Those of you who have not seen one of these cigars are in for a treat. Each stick is individually wrapped, not in plastic, but in tobacco leaf, “the LEAF’s” signature gimmick, and it’s a good one! The leaf (or leaves, there’s often two on my sticks) are pliable, moist, and protect the cigars. They smell great too. My 20 lanceros (7″x38) came in a tight bundle, not a box. The bundle wrapped (4×5) in their own cigar leaves bound with a soft and thick paper band of the same material that bands the individual leaf-wrappers and the cigars themselves. The whole effect from bound bundle to the cigar is much like a multi-wrapped Christmas present in our favorite kind of paper — cigar leaf! The binder and filler are Honduran, while the lanceros come in four wrappers, Honduran Connecticut, Nicaraguan Jalapa Maduro, Honduran Corojo or Ecuadorian Sumatra. My bundle is the last of these. Love that Sumatra wrapper!
After removing the outer wrapping leaves the cigar is knarly! There are lumps and bumps here and there a softer spot on some of the cigars but not all. A cigar gets no points off for being rough looking, I don’t mind. Tell the truth the rough look is appealing to me. Perhaps the filler has a texture that is hard to work with, or the roller (torcedor) is a person who who has not yet mastered the craft but is trying hard and stretching his skills to do so! I admire that person whomever she or he may be. A lancero is hard to roll. Rough looking or not, uneven packing has to ding a review on construction grounds, but I’ve smoked 8 of the 20 in the bundle and only three had noticable unevenness besides right at the foot where they were all a tad soft. But remember this was a bundle not a box. Harder to protect a bundle and lanceros are a bit delicate. Easy to imagine the feet getting a little too pressed in shipment.
The big construction points for come down to how the stick smokes. Of the 8 I’ve smoked one was pretty plugged and another other plugged up here and there throughout the smoke. Luckily I have a tool and both cigars were fixable. Yes, I boast a 7″ draw tool! The remaining 6 cigars, including the one I’m smoking now, had a perfect draw for me. Just a little more than the slight resistance I look for in a robusto or even a corona. Perfect “tightness” for a lancero. To me the draw, and whether a good draw stays consistent throughout the smoke, are the two most important “construction” features of any cigar. Next is how much smoke gets produced. All of these have been very good smoke producers. A nice creamy smoke too, not at all harsh.
Most of these sticks hit some point, some softer spot (noticible or not) and just went out. But lanceros are the easiest cigars to relight! This construction-related issue is not really a problem here. The burn-line stayed pretty even on all but the plugged sticks. Ash hangs around for about an inch. When the draw was good (6 out of 8 so far), it remained consistent throughout the smoke!
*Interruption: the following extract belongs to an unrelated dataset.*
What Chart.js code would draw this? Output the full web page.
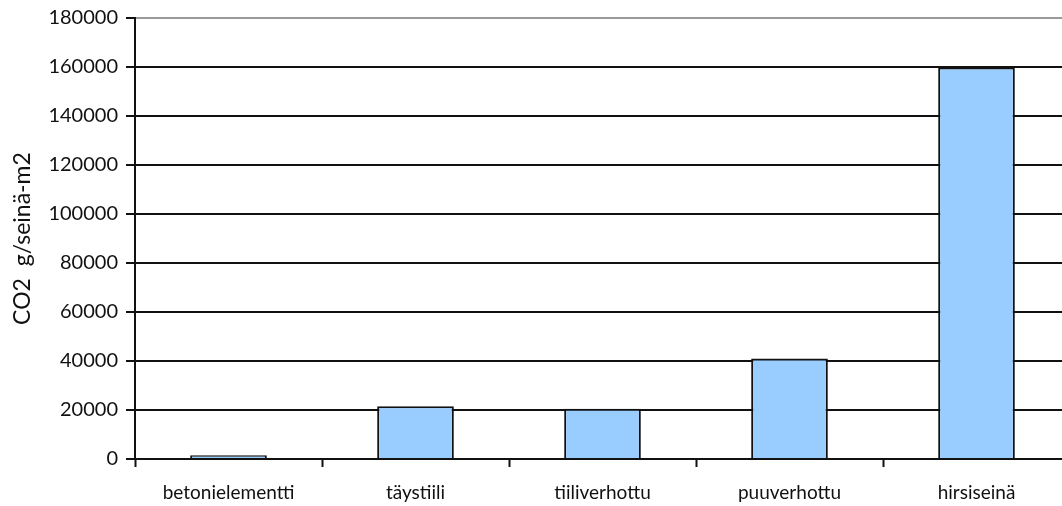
<!DOCTYPE html>
<html>
<head>
<meta charset="utf-8">
<script src="https://cdn.jsdelivr.net/npm/chart.js@4/dist/chart.umd.min.js"></script>
<style>
    html, body { margin: 0; padding: 0; background: #fff; overflow: hidden; }
    #wrap { position: absolute; left: 0; top: 0; width: 1080px; height: 506px; }
</style>
</head>
<body>
<div id="wrap"><canvas id="myChart"></canvas></div>
<script>
    "use strict";

    // wall types and CO2 per wall square metre
    var wallTypes = ['betonielementti', 'täystiili', 'tiiliverhottu', 'puuverhottu', 'hirsiseinä'];
    var co2Values = [1500, 21500, 20500, 41000, 159800];
    var yTicks = [0, 20000, 40000, 60000, 80000, 100000, 120000, 140000, 160000, 180000];

    var fontFamily = 'Lato, "Open Sans", sans-serif';
    Chart.defaults.font.family = fontFamily;
    Chart.defaults.color = '#111';

    var ctx = document.getElementById('myChart').getContext('2d');
    var chart = new Chart(ctx, {
        type: 'bar',
        data: {
            labels: wallTypes,
            datasets: [{
                label: 'CO2',
                data: co2Values,
                backgroundColor: '#99ccff',
                borderColor: '#111',
                borderWidth: 2,
                categoryPercentage: 1,
                barPercentage: 0.41
            }]
        },
        options: {
            responsive: true,
            maintainAspectRatio: false,
            animation: false,
            layout: {
                padding: { left: 0, top: 17, right: 10, bottom: 0 }
            },
            plugins: {
                legend: { display: false },
                tooltip: { enabled: false }
            },
            scales: {
                x: {
                    offset: true,
                    grid: {
                        offset: true,
                        drawOnChartArea: false,
                        drawTicks: true,
                        tickLength: 8,
                        tickWidth: 2,
                        tickColor: '#111'
                    },
                    border: { color: '#111', width: 2 },
                    ticks: {
                        padding: 14,
                        maxRotation: 0,
                        font: { size: 19 }
                    },
                    afterFit: function (scale) { scale.height = 47; }
                },
                y: {
                    min: 0,
                    max: 180000,
                    afterBuildTicks: function (scale) {
                        scale.ticks = yTicks.map(function (v) { return { value: v }; });
                    },
                    grid: {
                        color: function (c) {
                            return c.tick && c.tick.value === 180000 ? '#9a9a9a' : '#111';
                        },
                        lineWidth: 2,
                        tickLength: 9,
                        tickColor: '#111'
                    },
                    border: { color: '#111', width: 2 },
                    ticks: {
                        padding: 8,
                        font: { size: 20, lineHeight: 1 },
                        callback: function (v) { return String(v); }
                    },
                    title: {
                        display: true,
                        text: 'CO2  g/seinä-m2',
                        font: { size: 23 },
                        padding: { top: 9, bottom: 0 }
                    },
                    afterFit: function (scale) { scale.width = 135; }
                }
            }
        }
    });
</script>
</body>
</html>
That’s an accomplishment in a lancero! One more thing. The wrapper leaf did not split, crack, or unravel anywhere on any of the smokes so far, nor did they arrive damaged in any way though unprotected by a box. I suspect the moisture and cushining effect of the outer leaf-wrappers contributed something to this.
If the cigar smokes well (draw, smoke, etc) then the flavor is what makes or breaks it. These sticks are tasty. Roasted nut, brown sugar, sweet woodiness, maybe leather. There are other flavors I’m not quite identifying but they come and go. You catch a hit of flowers sometimes and nutmeg. Much of the flavor is in the retrohale, but this cigar has an easy nose. There doesn’t seem to be much pepper until the last two inches or so when it comes up on you. Of course much of this might be the result of my pairing experiments and so my rum adled brain!
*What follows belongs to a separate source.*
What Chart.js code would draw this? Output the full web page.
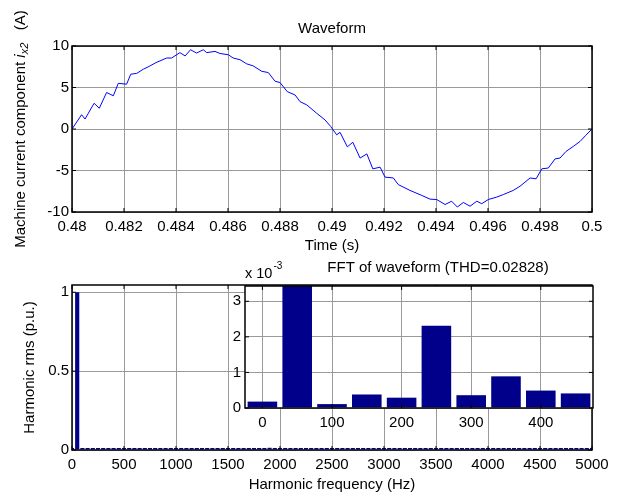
<!DOCTYPE html>
<html>
<head>
<meta charset="utf-8">
<script src="https://cdn.jsdelivr.net/npm/chart.js@4.4.1/dist/chart.umd.min.js"></script>
<style>
  html, body { margin: 0; padding: 0; background: #fff; }
  #wrap { position: relative; width: 618px; height: 495px; overflow: hidden; }
  canvas { position: absolute; }
</style>
</head>
<body>
<div id="wrap">
  <canvas id="waveChart" width="618" height="262" style="left:0;top:0"></canvas>
  <canvas id="fftChart" width="618" height="245" style="left:0;top:250px"></canvas>
  <canvas id="insetChart" width="418" height="190" style="left:200px;top:250px"></canvas>
</div>
<script>
// Waveform samples (s, A)
const timeValues = [
  0.48000, 0.48037, 0.48050, 0.48085, 0.48105, 0.48133, 0.48159, 0.48178, 0.48210, 0.48226,
  0.48249, 0.48274, 0.48297, 0.48323, 0.48364, 0.48383, 0.48415, 0.48435, 0.48456, 0.48479,
  0.48505, 0.48518, 0.48550, 0.48569, 0.48601, 0.48620, 0.48646, 0.48672, 0.48697, 0.48730,
  0.48755, 0.48781, 0.48800, 0.48828, 0.48858, 0.48877, 0.48903, 0.48941, 0.48973, 0.48995,
  0.49018, 0.49031, 0.49059, 0.49080, 0.49108, 0.49134, 0.49157, 0.49185, 0.49204, 0.49236,
  0.49255, 0.49300, 0.49345, 0.49377, 0.49403, 0.49435, 0.49460, 0.49482, 0.49505, 0.49531,
  0.49557, 0.49576, 0.49601, 0.49634, 0.49659, 0.49697, 0.49723, 0.49762, 0.49785, 0.49807,
  0.49832, 0.49858, 0.49877, 0.49900, 0.49928, 0.49954, 0.49975, 0.50000
];
const currentValues = [
  0, 1.72, 1.2, 3.1, 2.5, 4.4, 4.0, 5.5, 5.4, 6.6,
  6.7, 7.2, 7.55, 8.0, 8.55, 8.55, 9.2, 8.8, 9.55, 9.15,
  9.55, 9.2, 9.35, 9.1, 8.95, 8.55, 8.35, 7.85, 7.6, 6.95,
  6.8, 5.75, 5.6, 4.5, 4.1, 3.3, 2.9, 1.9, 1.1, 0.3,
  -0.7, -0.4, -2.15, -1.6, -3.5, -3.0, -4.8, -4.6, -5.8, -5.9,
  -6.7, -7.4, -8.0, -8.45, -8.5, -9.1, -8.7, -9.4, -8.85, -9.3,
  -8.7, -9.0, -8.5, -8.2, -7.9, -7.4, -6.9, -5.9, -6.0, -4.8,
  -4.7, -3.6, -3.5, -2.7, -2.1, -1.5, -0.8, 0
];
const timeTicks = [0.48, 0.482, 0.484, 0.486, 0.488, 0.49, 0.492, 0.494, 0.496, 0.498, 0.5];
const currentTicks = [-10, -5, 0, 5, 10];

// FFT: index = harmonic order, frequency = order * 50 Hz (p.u. of fundamental)
const fundamentalHz = 50;
const harmonicRms = [
  0.00018, 1.0, 0.00011, 0.00038, 0.00029, 0.00231, 0.00036, 0.00089, 0.00049, 0.00041,
  0.00030, 0.00052, 0.00021, 0.00045, 0.00018, 0.00033, 0.00025, 0.00040, 0.00019, 0.00035,
  0.00022, 0.00047, 0.00020, 0.00031, 0.00017, 0.00039, 0.00024, 0.00058, 0.00030, 0.00066,
  0.00041, 0.00084, 0.00052, 0.00120, 0.00150, 0.00260, 0.00600, 0.00800, 0.01400, 0.01200,
  0.00250, 0.00300, 0.01100, 0.01000, 0.00900, 0.00210, 0.00140, 0.00095, 0.00070, 0.00048,
  0.00036, 0.00031, 0.00027, 0.00035, 0.00022, 0.00029, 0.00019, 0.00026, 0.00033, 0.00021,
  0.00028, 0.00018, 0.00025, 0.00030, 0.00017, 0.00024, 0.00020, 0.00027, 0.00016, 0.00023,
  0.00019, 0.00026, 0.00015, 0.00022, 0.00018, 0.00024, 0.00016, 0.00021, 0.00014, 0.00020,
  0.00017, 0.00023, 0.00015, 0.00019, 0.00013, 0.00018, 0.00016, 0.00021, 0.00014, 0.00017,
  0.00012, 0.00016, 0.00015, 0.00019, 0.00013, 0.00016, 0.00012, 0.00015, 0.00014, 0.00017,
  0.00013
];
const fftFreqTicks = [0, 500, 1000, 1500, 2000, 2500, 3000, 3500, 4000, 4500, 5000];
const fftRmsTicks = [0, 0.5, 1];
const insetHarmonics = 10; // orders 0..9 in the zoomed inset
const insetFreqTicks = [0, 100, 200, 300, 400];
const insetRmsTicks = [0, 1, 2, 3];

const FONT = "'Liberation Sans', Arial, sans-serif";
const NAVY = '#00008b';
Chart.defaults.font.family = FONT;
Chart.defaults.font.size = 15;
Chart.defaults.color = '#000';

const gridStyle = { color: '#9a9a9a', lineWidth: 1, drawTicks: false, offset: false };
const fixedTicks = list => scale => { scale.ticks = list.map(v => ({ value: v })); };
const plainLabel = v => String(v);

// MATLAB-like box: black frame with inward tick marks on all four sides
const matlabFrame = {
  id: 'matlabFrame',
  beforeDraw(chart, args, opts) {
    if (!opts.fill) return;
    const { ctx, chartArea: a } = chart;
    ctx.save();
    ctx.fillStyle = opts.fill;
    ctx.fillRect(a.left, a.top, a.right - a.left, a.bottom - a.top);
    ctx.restore();
  },
  afterDraw(chart) {
    const { ctx, chartArea: a, scales: { x, y } } = chart;
    ctx.save();
    ctx.strokeStyle = '#000';
    ctx.lineWidth = 1;
    ctx.beginPath();
    x.ticks.forEach(t => {
      const px = x.getPixelForValue(t.value);
      ctx.moveTo(px, a.bottom); ctx.lineTo(px, a.bottom - 4);
      ctx.moveTo(px, a.top); ctx.lineTo(px, a.top + 4);
    });
    y.ticks.forEach(t => {
      const py = y.getPixelForValue(t.value);
      ctx.moveTo(a.left, py); ctx.lineTo(a.left + 4, py);
      ctx.moveTo(a.right, py); ctx.lineTo(a.right - 4, py);
    });
    ctx.stroke();
    ctx.lineWidth = 1.5;
    ctx.strokeRect(a.left, a.top, a.right - a.left, a.bottom - a.top);
    ctx.restore();
  }
};

const waveLabels = {
  id: 'waveLabels',
  afterDraw(chart) {
    const { ctx, chartArea: a } = chart;
    ctx.save();
    ctx.fillStyle = '#000';
    ctx.font = `15px ${FONT}`;
    ctx.textAlign = 'center';
    ctx.textBaseline = 'middle';
    ctx.fillText('Waveform', (a.left + a.right) / 2, a.top - 17);

    // y title with italic i and subscript x2
    const parts = [
      { text: 'Machine current component ', font: `15px ${FONT}`, dy: 0 },
      { text: 'i', font: `italic 15px ${FONT}`, dy: 0 },
      { text: 'x2', font: `italic 11px ${FONT}`, dy: 4 },
      { text: '   (A)', font: `15px ${FONT}`, dy: 0 }
    ];
    let total = 0;
    parts.forEach(p => { ctx.font = p.font; p.w = ctx.measureText(p.text).width; total += p.w; });
    ctx.translate(21, (a.top + a.bottom) / 2);
    ctx.rotate(-Math.PI / 2);
    ctx.textAlign = 'left';
    let cx = -total / 2;
    parts.forEach(p => { ctx.font = p.font; ctx.fillText(p.text, cx, p.dy); cx += p.w; });
    ctx.restore();
  }
};

const insetLabels = {
  id: 'insetLabels',
  afterDraw(chart) {
    const { ctx, chartArea: a } = chart;
    ctx.save();
    ctx.fillStyle = '#000';
    ctx.textBaseline = 'middle';
    ctx.textAlign = 'center';
    ctx.font = `15px ${FONT}`;
    ctx.fillText('FFT of waveform (THD=0.02828)', (a.left + a.right) / 2 + 19, a.top - 18);
    ctx.textAlign = 'left';
    ctx.textBaseline = 'alphabetic';
    ctx.font = `14.5px ${FONT}`;
    ctx.fillText('x 10', a.left, a.top - 8);
    const w = ctx.measureText('x 10').width;
    ctx.font = `10px ${FONT}`;
    ctx.fillText('-3', a.left + w + 1, a.top - 17);
    ctx.restore();
  }
};

const baseOptions = {
  responsive: false,
  animation: false,
  devicePixelRatio: 1,
  events: []
};

new Chart(document.getElementById('waveChart'), {
  type: 'line',
  data: {
    datasets: [{
      data: timeValues.map((t, i) => ({ x: t, y: currentValues[i] })),
      borderColor: '#0000ff',
      borderWidth: 1,
      pointRadius: 0,
      tension: 0
    }]
  },
  options: {
    ...baseOptions,
    layout: { padding: { top: 46, right: 26, left: 0, bottom: 0 } },
    plugins: { legend: { display: false }, tooltip: { enabled: false }, matlabFrame: {} },
    scales: {
      x: {
        type: 'linear', min: 0.48, max: 0.5,
        afterBuildTicks: fixedTicks(timeTicks),
        afterFit: s => { s.height = 50; },
        grid: gridStyle, border: { display: false },
        ticks: { padding: 6, maxRotation: 0, autoSkip: false, callback: plainLabel },
        title: { display: true, text: 'Time (s)', padding: { top: 0, bottom: 7 } }
      },
      y: {
        min: -10, max: 10,
        afterBuildTicks: fixedTicks(currentTicks),
        afterFit: s => { s.width = 72; },
        grid: gridStyle, border: { display: false },
        ticks: { padding: 3, callback: plainLabel }
      }
    }
  },
  plugins: [matlabFrame, waveLabels]
});

new Chart(document.getElementById('fftChart'), {
  type: 'bar',
  data: {
    datasets: [{
      data: harmonicRms.map((v, n) => ({ x: n * fundamentalHz, y: v })),
      backgroundColor: NAVY,
      borderWidth: 0,
      barPercentage: 0.8,
      categoryPercentage: 1,
      minBarLength: 2
    }]
  },
  options: {
    ...baseOptions,
    layout: { padding: { top: 35, right: 26, left: 0, bottom: 0 } },
    plugins: { legend: { display: false }, tooltip: { enabled: false }, matlabFrame: {} },
    scales: {
      x: {
        type: 'linear', min: 0, max: 5000, offset: false,
        afterBuildTicks: fixedTicks(fftFreqTicks),
        afterFit: s => { s.height = 45; },
        grid: gridStyle, border: { display: false },
        ticks: { padding: 6, maxRotation: 0, autoSkip: false, callback: plainLabel },
        title: { display: true, text: 'Harmonic frequency (Hz)', padding: { top: 0, bottom: 1.6 } }
      },
      y: {
        min: 0, max: 1.046,
        afterBuildTicks: fixedTicks(fftRmsTicks),
        afterFit: s => { s.width = 72; },
        grid: gridStyle, border: { display: false },
        ticks: { padding: 3, callback: plainLabel },
        title: { display: true, text: 'Harmonic rms (p.u.)', padding: { top: 21, bottom: 0 } }
      }
    }
  },
  plugins: [matlabFrame]
});

new Chart(document.getElementById('insetChart'), {
  type: 'bar',
  data: {
    datasets: [{
      data: harmonicRms.slice(0, insetHarmonics).map((v, n) => ({ x: n * fundamentalHz, y: v * 1000 })),
      backgroundColor: NAVY,
      borderWidth: 0,
      barPercentage: 0.85,
      categoryPercentage: 1
    }]
  },
  options: {
    ...baseOptions,
    layout: { padding: { top: 36, right: 25, left: 0, bottom: 0 } },
    plugins: { legend: { display: false }, tooltip: { enabled: false }, matlabFrame: { fill: '#fff' } },
    scales: {
      x: {
        type: 'linear', min: -25, max: 475, offset: false,
        afterBuildTicks: fixedTicks(insetFreqTicks),
        afterFit: s => { s.height = 32; },
        grid: gridStyle, border: { display: false },
        ticks: { padding: 6, maxRotation: 0, autoSkip: false, callback: plainLabel }
      },
      y: {
        min: 0, max: 3.43,
        afterBuildTicks: fixedTicks(insetRmsTicks),
        afterFit: s => { s.width = 45; },
        grid: gridStyle, border: { display: false },
        ticks: { padding: 4, callback: plainLabel }
      }
    }
  },
  plugins: [matlabFrame, insetLabels]
});
</script>
</body>
</html>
Actually I’ve paired half of these with coffee in the morning. Everything works with coffee. These are on the mild side of mild-to-medium until the last third and so a great morning smoke. The other half I’ve paired with various rums of my present collection and the one that works best seems to be the Barbancourt 5 star, a light amber-colored rum whose mild sweetness and fruity but subtle profile seems to let the full range of cigar flavors shine through.
For me the cigar stays tasty all the way down to the last inch. Spices and sweet woodiness emerge here and there in the retrohale all the way down. It never gets stronger than medium, but being a long cigar it can still have an effect. It has enough flavor all the way along to be smokable any time of the day. A few seemed to smoke pretty fast for a lancero lasting just over an hour, but as I smoke more of them I see they go almost an hour and thirty, about average for a lancero for me. Every individual cigar has its own character. Physically speaking, the way they smoke, these vary more than most others I know, but everyone of them delivers the same smooth and sweet flavors. There is a lot here to recommend. Would I buy these again? This is my first venture into LEAF by Oscar because they normally are too expensive for me in my presently semi-retired state. But they are easily worth their standard prices and I won’t hesitate to snap up a deal on these when I see them.